Actually I would like as a first step to merely support castling rights, where the castling piece will be placed upon the next inner square neighbored to the (one only) castled King. The King will be placed by default THREE steps from the a-side performing 'O-O-O' and TWO steps from the other side performing 'O-O'. The algebraic notation should use source and target coordinate, when the king is moving at least two steps when castling with the most outside Rook. Otherwise the coordinate of the involved piece has to replace the (redundant) target square. This is for to serve two goals: a) to avoid a mixing up with traditional King's moves, b) to give the GUI a unique information, by which input gesture a castling should be intended without any doubt. Such a modification should not be interpreted as a 'capturing' of the involved piece, instead as a jostling it for to have it join the castling procedure. 

To encode the castling rights: the default is to address the most outer Rook by traditional letters 'Qq' for the a-side, 'Kk' for the opposite side. In any other case the column letter of the involved piece should be used: in upper case, where a white colored piece is addressed, in lower case, where that piece would be black colored.

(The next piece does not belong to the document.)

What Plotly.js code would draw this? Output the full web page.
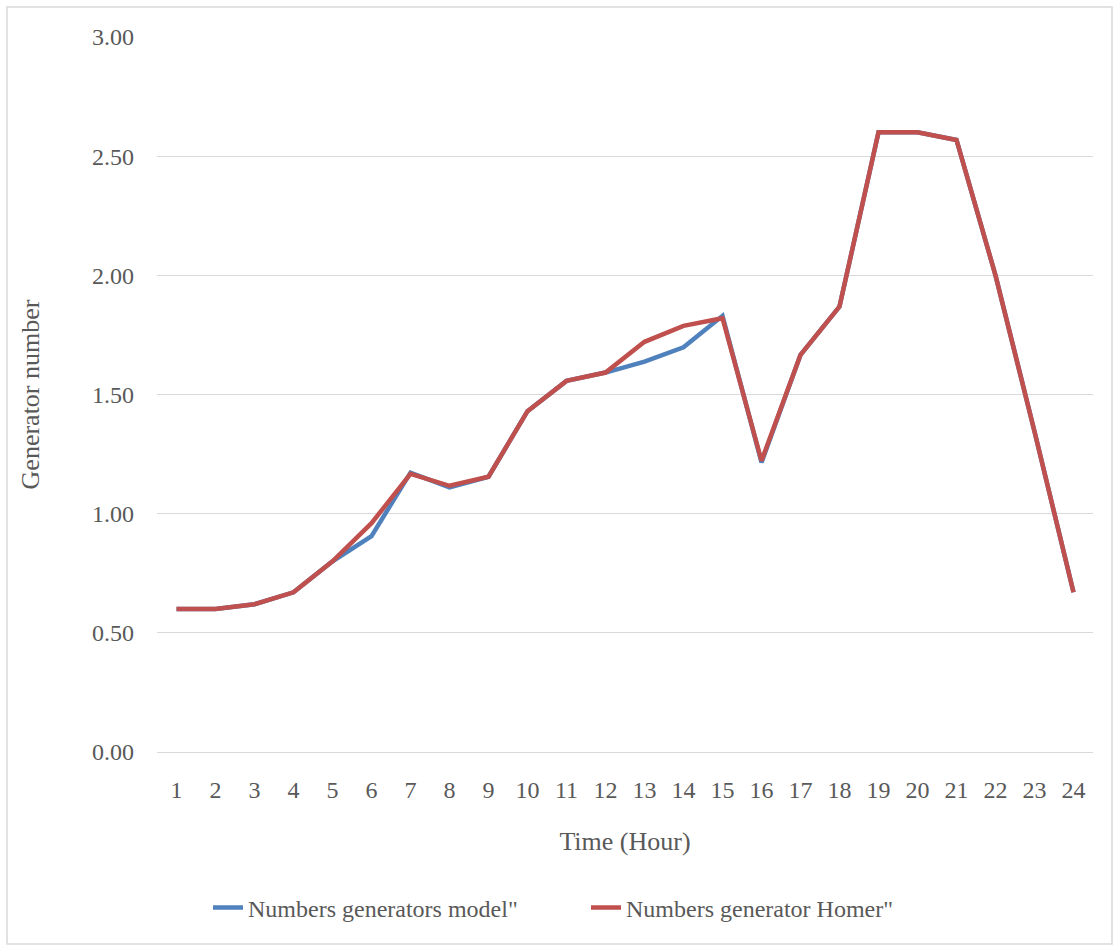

Now to different castling methods: because such methods would target all possible castlings (never different methods for different pieces) it does not make sense to encode this related to the elementary castlings. Instead the whole partial castling string inside a FEN has to be addressed. In SMIRF I solve this by applying a special prefix letter, which has to be different from any possible column letter to avoid misinterpretations.

Now let me stop at this point, to have the written text being discussed.